AIM:
Go through the listing beneath this task and return every line that carries the string "matplotlib".

DATA PROVIDED:
▬▬▬

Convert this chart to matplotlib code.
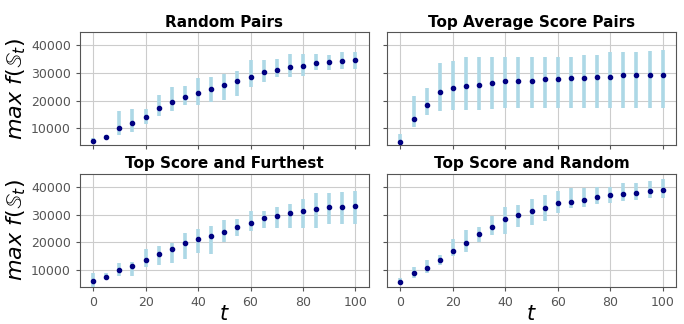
import numpy as np
import matplotlib
matplotlib.use('Agg')
import matplotlib.pyplot as plt

# --- data
t = np.arange(0, 101, 5)

titles = ['Random Pairs', 'Top Average Score Pairs',
          'Top Score and Furthest', 'Top Score and Random']

random_mean = [5420, 6860, 10240, 12050, 14000, 17470, 19400, 21330, 22650, 24340, 25780,
               27230, 28670, 30240, 31080, 32050, 32400, 33600, 34000, 34340, 34820]
random_lo = [4600, 6300, 7470, 8670, 11450, 14340, 16260, 18550, 18550, 19400, 20360,
             21570, 24940, 26750, 28670, 28670, 29040, 30960, 30960, 31330, 31330]
random_hi = [6700, 7600, 16140, 17000, 16900, 22170, 24820, 25400, 28200, 28550, 29520,
             30600, 34580, 34580, 35180, 36630, 36630, 36630, 36600, 37350, 37590]

avg_mean = [5140, 13250, 18550, 23130, 24580, 25420, 25780, 26500, 27230, 27230, 27230,
            27710, 27710, 28070, 28070, 28430, 28670, 29160, 29160, 29160, 29160]
avg_lo = [4800, 10480, 14700, 16140, 16500, 16750, 16750, 17110, 17470, 17470, 17470,
          17470, 17470, 17470, 17470, 17470, 17470, 17470, 17470, 17470, 17470]
avg_hi = [8070, 21690, 24580, 33610, 34340, 35780, 35780, 35780, 35780, 35780, 35780,
          35780, 35780, 35780, 36270, 36270, 37350, 37590, 37590, 37950, 38190]

far_mean = [6160, 7600, 9880, 11440, 13600, 15640, 17440, 19600, 21040, 22240, 23680,
            25600, 27040, 28600, 29320, 30520, 31360, 32080, 32800, 32800, 33160]
far_lo = [4000, 6640, 7840, 7840, 11200, 11800, 12640, 14080, 16000, 15760, 20200,
          22240, 24040, 25240, 25240, 25240, 25240, 25240, 26560, 26560, 26560]
far_hi = [9040, 8800, 12640, 13000, 17560, 18640, 19600, 23200, 24880, 25720, 28000,
          28240, 31240, 31240, 32800, 33640, 35440, 37840, 37840, 38200, 38560]

rand_mean = [5800, 8800, 10720, 13600, 16960, 19600, 22960, 25600, 28240, 29680, 31240,
             32200, 34240, 34600, 35320, 36400, 36880, 37480, 37840, 38320, 38680]
rand_lo = [5200, 7000, 8800, 11800, 15040, 16600, 20200, 22480, 22840, 25600, 26080,
           27760, 30640, 32200, 32800, 33760, 34240, 34840, 35200, 36040, 36040]
rand_hi = [7000, 11200, 13600, 15400, 21040, 24400, 25360, 29440, 32560, 33400, 35680,
           37000, 38440, 39400, 39400, 40000, 40000, 41440, 41440, 42160, 42640]

series = [(random_mean, random_lo, random_hi),
          (avg_mean, avg_lo, avg_hi),
          (far_mean, far_lo, far_hi),
          (rand_mean, rand_lo, rand_hi)]

fig, axes = plt.subplots(2, 2, figsize=(6.84, 3.24), dpi=100, sharex=True, sharey=True)
fig.subplots_adjust(left=0.117, right=0.988, top=0.901, bottom=0.114, wspace=0.065, hspace=0.25)

for ax, title, (m, lo, hi) in zip(axes.flat, titles, series):
    m = np.array(m)
    err = [m - np.array(lo), np.array(hi) - m]
    ax.errorbar(t, m, yerr=err, fmt='o', color='navy', ecolor='lightblue',
                elinewidth=2.6, markersize=3, capsize=0, zorder=3)
    ax.set_title(title, fontsize=11, fontweight='bold', pad=4)
    ax.grid(True, color='#cccccc', linewidth=0.8)
    ax.tick_params(labelsize=9, colors='#555555', length=3)
    for s in ax.spines.values():
        s.set_color('#555555')

axes[0, 0].set_xlim(-5, 105)
axes[0, 0].set_ylim(3900, 44700)
axes[0, 0].set_yticks([10000, 20000, 30000, 40000])
axes[0, 0].set_xticks([0, 20, 40, 60, 80, 100])

for ax in axes[:, 0]:
    ax.set_ylabel(r'$max\ f(\mathbb{S}_t)$', fontsize=16, labelpad=2)
for ax in axes[1, :]:
    ax.set_xlabel(r'$t$', fontsize=15, labelpad=-4)

plt.savefig('out.png', dpi=100)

▬▬▬

TASK RESPONSE:
Convert this chart to matplotlib code.
import matplotlib
matplotlib.use('Agg')
import matplotlib.pyplot as plt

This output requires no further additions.